# RAW DATA start

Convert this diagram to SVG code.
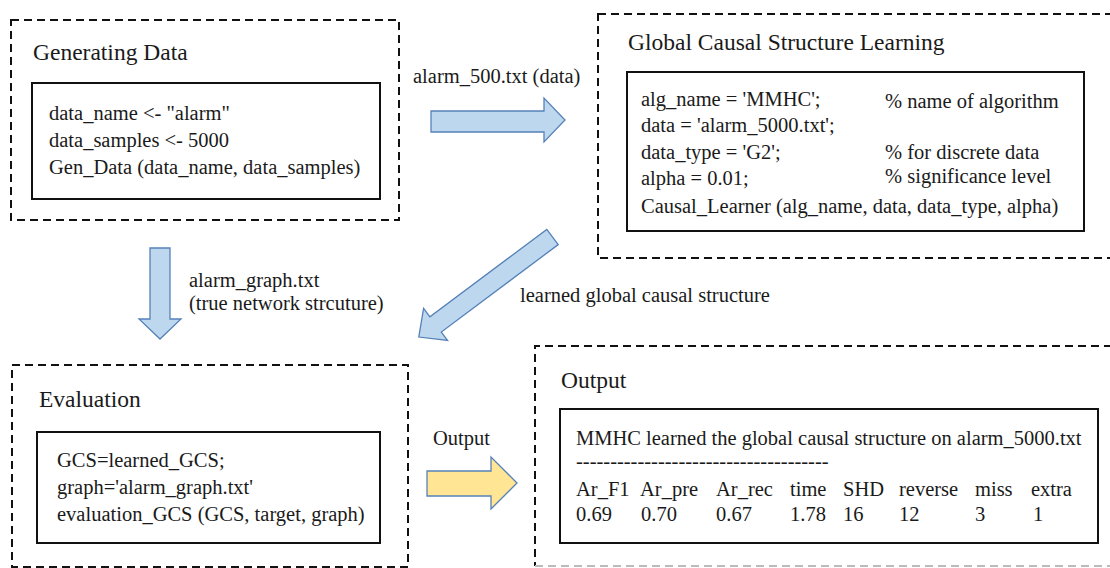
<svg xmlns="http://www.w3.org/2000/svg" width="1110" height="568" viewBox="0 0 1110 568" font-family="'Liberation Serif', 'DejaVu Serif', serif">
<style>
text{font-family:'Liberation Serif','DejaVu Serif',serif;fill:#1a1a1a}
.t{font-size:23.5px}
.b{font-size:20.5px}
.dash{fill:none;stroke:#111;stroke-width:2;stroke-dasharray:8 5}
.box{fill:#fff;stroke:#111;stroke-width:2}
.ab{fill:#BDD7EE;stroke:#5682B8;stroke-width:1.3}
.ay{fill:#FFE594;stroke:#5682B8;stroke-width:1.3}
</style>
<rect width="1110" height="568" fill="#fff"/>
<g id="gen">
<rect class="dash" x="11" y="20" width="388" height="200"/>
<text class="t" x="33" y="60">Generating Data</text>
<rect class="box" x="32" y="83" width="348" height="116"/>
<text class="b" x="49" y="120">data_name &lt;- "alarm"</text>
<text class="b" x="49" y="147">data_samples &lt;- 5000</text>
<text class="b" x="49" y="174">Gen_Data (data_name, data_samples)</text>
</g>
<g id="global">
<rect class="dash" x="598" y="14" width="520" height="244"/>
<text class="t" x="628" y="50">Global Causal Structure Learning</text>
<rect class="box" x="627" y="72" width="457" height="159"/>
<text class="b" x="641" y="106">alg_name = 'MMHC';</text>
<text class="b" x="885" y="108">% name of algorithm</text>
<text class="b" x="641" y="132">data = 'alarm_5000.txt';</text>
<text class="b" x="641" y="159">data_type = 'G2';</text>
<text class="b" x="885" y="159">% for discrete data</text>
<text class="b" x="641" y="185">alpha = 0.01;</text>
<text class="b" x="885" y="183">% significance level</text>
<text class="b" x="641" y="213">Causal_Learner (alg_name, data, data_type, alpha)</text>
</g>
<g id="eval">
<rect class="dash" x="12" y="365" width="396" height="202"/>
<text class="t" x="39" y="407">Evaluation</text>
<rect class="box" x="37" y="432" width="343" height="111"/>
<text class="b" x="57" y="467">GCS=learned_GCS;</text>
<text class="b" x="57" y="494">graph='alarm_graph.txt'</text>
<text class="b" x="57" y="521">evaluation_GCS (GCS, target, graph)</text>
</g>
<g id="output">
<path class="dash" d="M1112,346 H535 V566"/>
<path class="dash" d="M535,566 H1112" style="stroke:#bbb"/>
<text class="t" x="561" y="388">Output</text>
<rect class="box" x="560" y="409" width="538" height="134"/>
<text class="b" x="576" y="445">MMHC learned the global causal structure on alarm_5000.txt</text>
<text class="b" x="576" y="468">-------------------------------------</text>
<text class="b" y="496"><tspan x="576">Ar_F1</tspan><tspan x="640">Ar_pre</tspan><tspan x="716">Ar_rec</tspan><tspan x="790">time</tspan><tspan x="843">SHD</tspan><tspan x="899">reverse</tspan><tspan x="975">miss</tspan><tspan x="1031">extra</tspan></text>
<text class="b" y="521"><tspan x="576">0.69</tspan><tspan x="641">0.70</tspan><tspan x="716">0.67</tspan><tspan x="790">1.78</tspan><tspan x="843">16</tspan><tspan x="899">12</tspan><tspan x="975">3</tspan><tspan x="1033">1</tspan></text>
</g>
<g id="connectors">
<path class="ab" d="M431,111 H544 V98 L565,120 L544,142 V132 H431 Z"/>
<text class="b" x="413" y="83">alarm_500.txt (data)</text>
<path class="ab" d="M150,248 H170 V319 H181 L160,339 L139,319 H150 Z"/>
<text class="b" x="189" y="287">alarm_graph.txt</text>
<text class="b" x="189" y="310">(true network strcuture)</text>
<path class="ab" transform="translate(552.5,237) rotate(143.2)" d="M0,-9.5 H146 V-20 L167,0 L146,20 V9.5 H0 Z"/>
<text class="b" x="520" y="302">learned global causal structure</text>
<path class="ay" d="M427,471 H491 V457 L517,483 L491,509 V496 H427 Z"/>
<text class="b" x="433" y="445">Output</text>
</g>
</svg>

# RAW DATA end

The listing above must be printed again exactly, minus its pictures.

FULL SOLUTION —
Convert this diagram to SVG code.
<svg xmlns="http://www.w3.org/2000/svg" width="1110" height="568" viewBox="0 0 1110 568" font-family="'Liberation Serif', 'DejaVu Serif', serif">
<style>
text{font-family:'Liberation Serif','DejaVu Serif',serif;fill:#1a1a1a}
.t{font-size:23.5px}
.b{font-size:20.5px}
.dash{fill:none;stroke:#111;stroke-width:2;stroke-dasharray:8 5}
.box{fill:#fff;stroke:#111;stroke-width:2}
.ab{fill:#BDD7EE;stroke:#5682B8;stroke-width:1.3}
.ay{fill:#FFE594;stroke:#5682B8;stroke-width:1.3}
</style>
<rect width="1110" height="568" fill="#fff"/>
<g id="gen">
<rect class="dash" x="11" y="20" width="388" height="200"/>
<text class="t" x="33" y="60">Generating Data</text>
<rect class="box" x="32" y="83" width="348" height="116"/>
<text class="b" x="49" y="120">data_name &lt;- "alarm"</text>
<text class="b" x="49" y="147">data_samples &lt;- 5000</text>
<text class="b" x="49" y="174">Gen_Data (data_name, data_samples)</text>
</g>
<g id="global">
<rect class="dash" x="598" y="14" width="520" height="244"/>
<text class="t" x="628" y="50">Global Causal Structure Learning</text>
<rect class="box" x="627" y="72" width="457" height="159"/>
<text class="b" x="641" y="106">alg_name = 'MMHC';</text>
<text class="b" x="885" y="108">% name of algorithm</text>
<text class="b" x="641" y="132">data = 'alarm_5000.txt';</text>
<text class="b" x="641" y="159">data_type = 'G2';</text>
<text class="b" x="885" y="159">% for discrete data</text>
<text class="b" x="641" y="185">alpha = 0.01;</text>
<text class="b" x="885" y="183">% significance level</text>
<text class="b" x="641" y="213">Causal_Learner (alg_name, data, data_type, alpha)</text>
</g>
<g id="eval">
<rect class="dash" x="12" y="365" width="396" height="202"/>
<text class="t" x="39" y="407">Evaluation</text>
<rect class="box" x="37" y="432" width="343" height="111"/>
<text class="b" x="57" y="467">GCS=learned_GCS;</text>
<text class="b" x="57" y="494">graph='alarm_graph.txt'</text>
<text class="b" x="57" y="521">evaluation_GCS (GCS, target, graph)</text>
</g>
<g id="output">
<path class="dash" d="M1112,346 H535 V566"/>
<path class="dash" d="M535,566 H1112" style="stroke:#bbb"/>
<text class="t" x="561" y="388">Output</text>
<rect class="box" x="560" y="409" width="538" height="134"/>
<text class="b" x="576" y="445">MMHC learned the global causal structure on alarm_5000.txt</text>
<text class="b" x="576" y="468">-------------------------------------</text>
<text class="b" y="496"><tspan x="576">Ar_F1</tspan><tspan x="640">Ar_pre</tspan><tspan x="716">Ar_rec</tspan><tspan x="790">time</tspan><tspan x="843">SHD</tspan><tspan x="899">reverse</tspan><tspan x="975">miss</tspan><tspan x="1031">extra</tspan></text>
<text class="b" y="521"><tspan x="576">0.69</tspan><tspan x="641">0.70</tspan><tspan x="716">0.67</tspan><tspan x="790">1.78</tspan><tspan x="843">16</tspan><tspan x="899">12</tspan><tspan x="975">3</tspan><tspan x="1033">1</tspan></text>
</g>
<g id="connectors">
<path class="ab" d="M431,111 H544 V98 L565,120 L544,142 V132 H431 Z"/>
<text class="b" x="413" y="83">alarm_500.txt (data)</text>
<path class="ab" d="M150,248 H170 V319 H181 L160,339 L139,319 H150 Z"/>
<text class="b" x="189" y="287">alarm_graph.txt</text>
<text class="b" x="189" y="310">(true network strcuture)</text>
<path class="ab" transform="translate(552.5,237) rotate(143.2)" d="M0,-9.5 H146 V-20 L167,0 L146,20 V9.5 H0 Z"/>
<text class="b" x="520" y="302">learned global causal structure</text>
<path class="ay" d="M427,471 H491 V457 L517,483 L491,509 V496 H427 Z"/>
<text class="b" x="433" y="445">Output</text>
</g>
</svg>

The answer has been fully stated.